In more than 30 years as an employee at Carleton University, Larry McCloskey has seen the percentage of students with disabilities steadily rise.
About 3,000 people studying at Carleton today have some form of physical or mental disability, he says, roughly one-tenth of the total enrolment. More importantly, he adds, their seven-year graduation rate of 72 per cent has jumped 20 points in the last two decades and is now about two percentage points higher than that of the overall student population.
Yet for all that, McCloskey says, graduates with disabilities are still more than twice as likely to end up unemployed or underemployed after their campus days are over – a figure that hasn’t budged in decades.
“People go from parity here to falling off the cliff,” says the director of Carleton’s Paul Menton Centre for students with disabilities. “In 20 years, we’ve come up 20 per cent on graduation rate and that doesn’t change the needle on employment? That’s hugely concerning.”
Those grads also tend to slightly outperform the general population when it comes to metrics such as workplace absenteeism, he adds.
"(Employers) just assume people with disabilities in the workplace are worse employees."
“It surprised people who just assumed that our students with disabilities were far worse students,” McCloskey says. “And by extension, people just assume people with disabilities in the workplace are worse employees, and therefore that explains the unemployment rate.”
Now, McCloskey and his counterparts at the University of Ottawa, Algonquin College and La Cite are banding together to launch a new program aimed to boosting the employment prospects of those students, whom he says continue to feel the sting of discrimination when they enter the workforce based on largely unfounded stereotypes.
The brainchild of the Paul Menton Centre and Carleton’s READ (Research, Education, Accessibility and Design) Initiative, The David C. Onley Initiative for Employment and Enterprise Development is a two-year, $5-million pilot project funded by Ontario’s Ministry of Training, Colleges and Universities.
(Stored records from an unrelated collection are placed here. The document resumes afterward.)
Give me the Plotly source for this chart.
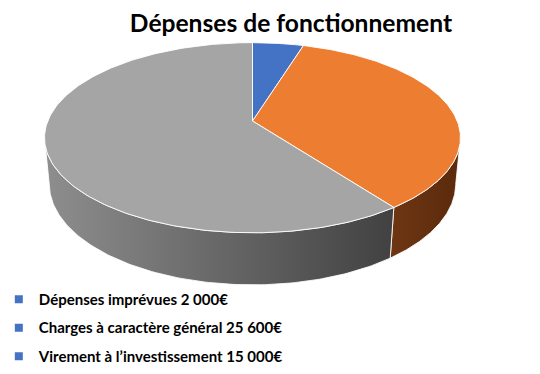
import numpy as np
import plotly.graph_objects as go

# ---- data ----
slice_labels = ["Dépenses imprévues", "Virement à l’investissement", "Charges à caractère général"]
slice_values = [2000, 15000, 25600]
top_colors = ["#4472C4", "#ED7D31", "#A5A5A5"]
side_scales = [
    [[0, "#2f5597"], [1, "#1f3864"]],
    [[0, "#6e3613"], [1, "#5a2a0c"]],
    [[0, "#8e8e8e"], [1, "#414141"]],
]
legend_labels = ["Dépenses imprévues 2 000€", "Charges à caractère général 25 600€", "Virement à l’investissement 15 000€"]
legend_color = "#4472C4"

# ---- 3D projection settings ----
W, H = 540, 374
cx, cy = 244.5, 113.0
f = 1040.0
s, c = 0.45, 0.893
D = 5.08
thick = 0.255


def proj(theta_deg, r, z):
    th = np.radians(theta_deg)
    X = r * np.sin(th)
    Y = r * np.cos(th)
    yc = Y * s + z * c
    zc = D + Y * c - z * s
    return cx + f * X / zc, cy - f * yc / zc


total = float(sum(slice_values))
bounds = np.concatenate([[0], np.cumsum(slice_values) / total * 360.0])
th_vis = np.degrees(np.arccos(-c / D))
vis_lo, vis_hi = th_vis, 360.0 - th_vis

fig = go.Figure()

# side walls
for i in range(len(slice_values)):
    a, b = max(bounds[i], vis_lo), min(bounds[i + 1], vis_hi)
    if b <= a:
        continue
    th = np.linspace(a, b, 120)
    xt, yt = proj(th, 1.0, 0.0)
    xb, yb = proj(th[::-1], 1.0, -thick)
    xs = np.concatenate([xt, xb, xt[:1]])
    ys = np.concatenate([yt, yb, yt[:1]])
    fig.add_trace(go.Scatter(
        x=xs, y=ys, mode="lines", fill="toself",
        fillgradient=dict(type="horizontal", colorscale=side_scales[i]),
        line=dict(color="rgba(255,255,255,0.85)", width=1),
        hoverinfo="skip", showlegend=False,
    ))

# top faces
for i in range(len(slice_values)):
    th = np.linspace(bounds[i], bounds[i + 1], 200)
    xa, ya = proj(th, 1.0, 0.0)
    x0, y0 = proj(0.0, 0.0, 0.0)
    xs = np.concatenate([[x0], xa, [x0]])
    ys = np.concatenate([[y0], ya, [y0]])
    fig.add_trace(go.Scatter(
        x=xs, y=ys, mode="lines", fill="toself", fillcolor=top_colors[i],
        line=dict(color="rgba(255,255,255,0.9)", width=1),
        name=slice_labels[i], hoverinfo="skip", showlegend=False,
    ))

# legend entries
for k, lab in enumerate(legend_labels):
    fig.add_trace(go.Scatter(
        x=[None], y=[None], mode="markers", name=lab, legendgroup=f"g{k}",
        marker=dict(symbol="square", size=8, color=legend_color),
    ))

fig.update_layout(
    width=W, height=H,
    margin=dict(l=0, r=0, t=0, b=0, autoexpand=False),
    paper_bgcolor="white", plot_bgcolor="white",
    xaxis=dict(range=[0, W], visible=False, fixedrange=True),
    yaxis=dict(range=[H, 0], visible=False, fixedrange=True),
    title=dict(text="<b>Dépenses de fonctionnement</b>", x=0.524, xanchor="center",
               y=0.96, yanchor="middle", automargin=False,
               font=dict(family="Lato", size=24.6, color="black")),
    legend=dict(x=-0.017, y=0.265, xanchor="left", yanchor="top",
                font=dict(family="Lato", size=15, color="black", weight="bold"),
                traceorder="grouped", tracegroupgap=6, itemwidth=30,
                bgcolor="rgba(0,0,0,0)"),
    showlegend=True,
)

fig.write_html("out.html")
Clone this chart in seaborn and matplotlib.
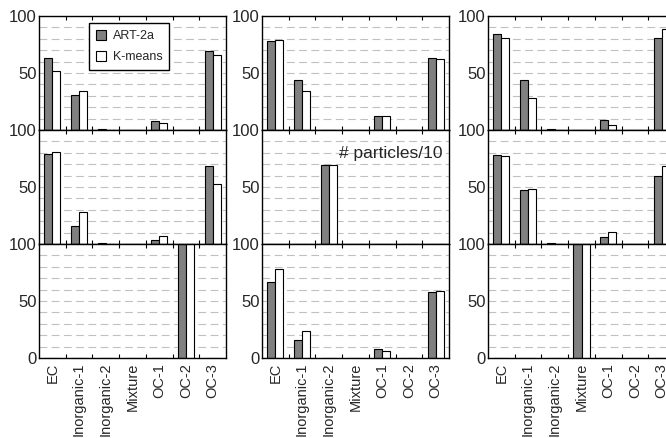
"""
ART-2a 与 K-means 聚类结果对比 - 3x3 柱状图
"""
import matplotlib
matplotlib.use('Agg')
import matplotlib.pyplot as plt
import pandas as pd
import seaborn as sns

categories = ['EC', 'Inorganic-1', 'Inorganic-2', 'Mixture', 'OC-1', 'OC-2', 'OC-3']
methods = ['ART-2a', 'K-means']

# 第一行
art_11 = [63, 31, 1, 0, 8, 0, 69]
km_11 = [52, 34, 0, 0, 6, 0, 66]
art_12 = [78, 44, 0, 0, 12, 0, 63]
km_12 = [79, 34, 0, 0, 12, 0, 62]
art_13 = [84, 44, 1, 0, 9, 0, 81]
km_13 = [81, 28, 0, 0, 4, 0, 89]
# 第二行
art_21 = [79, 16, 1, 0, 3.5, 0, 68]
km_21 = [81, 28, 0, 0, 7, 0, 53]
art_22 = [0, 0, 69, 0, 0, 0, 0]
km_22 = [0, 0, 69, 0, 0, 0, 0]
art_23 = [78, 47, 1, 0, 6, 0, 59.5]
km_23 = [77, 48.5, 0, 0, 10.5, 0, 68.5]
# 第三行
art_31 = [0, 0, 0, 0, 0, 100, 0]
km_31 = [0, 0, 0, 0, 0, 100, 0]
art_32 = [67, 15.5, 0, 0, 7.5, 0, 57.5]
km_32 = [78, 24, 0, 0, 6.5, 0, 58.5]
art_33 = [0, 0, 0, 100, 0, 0, 0]
km_33 = [0, 0, 0, 100, 0, 0, 0]

panels = [
    [(art_11, km_11), (art_12, km_12), (art_13, km_13)],
    [(art_21, km_21), (art_22, km_22), (art_23, km_23)],
    [(art_31, km_31), (art_32, km_32), (art_33, km_33)],
]

sns.set_style('white')
plt.rcParams['font.family'] = ['Liberation Sans', 'DejaVu Sans']

FIG_W, FIG_H = 666, 438
lefts = [39, 262, 488]
tops = [16, 130, 244]
W, H = 187, 114

fig = plt.figure(figsize=(FIG_W / 100, FIG_H / 100), dpi=100)

for r in range(3):
    for c in range(3):
        ax = fig.add_axes([lefts[c] / FIG_W, 1 - (tops[r] + H) / FIG_H, W / FIG_W, H / FIG_H])
        art, km = panels[r][c]
        df = pd.DataFrame({
            'category': categories * 2,
            'method': [methods[0]] * len(categories) + [methods[1]] * len(categories),
            'value': art + km,
        })
        sns.barplot(data=df, x='category', y='value', hue='method',
                    order=categories, hue_order=methods,
                    palette={'ART-2a': '#808080', 'K-means': 'white'},
                    edgecolor='black', linewidth=0.8, width=0.6,
                    legend=False, ax=ax)

        ax.set_xlim(-0.5, len(categories) - 0.5)
        ax.set_ylim(0, 100)
        ax.set_xlabel('')
        ax.set_ylabel('')

        # y 轴刻度与虚线网格
        ax.set_yticks([0, 50, 100] if r == 2 else [50, 100])
        ax.set_yticks(range(10, 100, 10), minor=True)
        ax.yaxis.grid(True, which='both', color='#c0c0c0', linestyle=(0, (7, 4)), linewidth=0.8)
        ax.set_axisbelow(True)
        ax.tick_params(axis='y', which='major', labelsize=12, length=0, pad=1.5)
        ax.tick_params(axis='y', which='minor', length=0)

        # x 轴：标签在类别中心，刻度线在类别边界
        ax.set_xticks([i + 0.5 for i in range(len(categories) - 1)], minor=True)
        ax.tick_params(axis='x', which='major', length=0, labelsize=10.5,
                       labelrotation=90, labelbottom=(r == 2))
        ax.tick_params(axis='x', which='minor', direction='in', length=3,
                       width=0.8, top=True, bottom=True, color='black')

        for sp in ax.spines.values():
            sp.set_visible(True)
            sp.set_color('black')
            sp.set_linewidth(1.0)

        if r == 0 and c == 0:
            ax.legend(ax.containers, methods, loc='upper left',
                      bbox_to_anchor=(0.267, 0.94), borderaxespad=0,
                      fontsize=9, frameon=True, fancybox=False, framealpha=1,
                      edgecolor='black', handlelength=0.85, handleheight=0.85,
                      handletextpad=0.5, labelspacing=0.7, borderpad=0.55)
        if r == 1 and c == 1:
            ax.text(0.963, 0.79, '# particles/10', transform=ax.transAxes,
                    ha='right', va='center', fontsize=12.5)

fig.savefig('out.png', dpi=100)
plt.close(fig)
It’s part of Education City, an effort to encourage more collaboration among the four post-secondary institutions in Ottawa.
McCloskey says its main objectives are essentially twofold: To change the general public’s attitudes toward graduates with disabilities, and to give students entering the workforce the confidence they need to seize opportunities when they arise.
“We’re going to try to move the needle, make sort of a cultural change with the four post-secondary institutions in Ottawa,” he says.
The program’s key planks include a public relations campaign that will address the barriers to employment disabled graduates face and highlight the benefits of bringing people with disabilities on as workers.
Former Ontario lieutenant governor David C. Onley, a polio survivor and longtime advocate of disability rights, will help promote the campaign.
“Lack of employment continues to be one of the greatest barriers to full equality faced by persons with disabilities,” Onley said Monday during an event to launch the initiative at Carleton University.
The four Ottawa schools will work together on new research into why students with disabilities aren’t landing jobs and ways to help future grads develop entrepreneurial skills.
They’ll also be hiring new staff to help ensure that facilities such as the Paul Menton Centre and career centres at all four institutions are on the same page when it comes to preparing students for the world of work.
McCloskey says students with disabilities are consistently underrepresented in fields such science, engineering and math, often because they lack confidence in their ability to succeed in those careers.
Getting students with disabilities to believe in themselves is the key, he says.
While post-secondary institutions put a lot of effort into accommodating those who face such challenges on campus, McCloskey says, they don’t do a good enough job of preparing students for life after the classroom by helping them develop the skills and self-assurance they need to be their own advocates.
“When you’re in the workplace, you have to actually to some extent switch to being able to convince the employer that ‘I can do this job – that I’m going to be able to address your bottom line better than anyone else.’ Mostly what we want to do is make our students more competitive.”
Two of the new employees will be dedicated to helping students on the autism spectrum find employment, McCloskey says, noting more than 100 people with autism are now enrolled at Carleton.
“I’m not sure we had any just over 10 years ago, so this is a whole new challenge,” he says.
He also suggests the program will involve forging partnerships with potential future employers and agencies such as the Employers Accessibility Resource Network.
Ultimately, he says, the schools want to create a blueprint that is “scalable” and “transferrable” to educational institutions across the country.
“We’re going to try to create a model that fits other places once it’s been tried here,” McCloskey says. “A lot of things have been tried (in the past) and they haven’t been successful, so we ought to be really strategic about what we do.”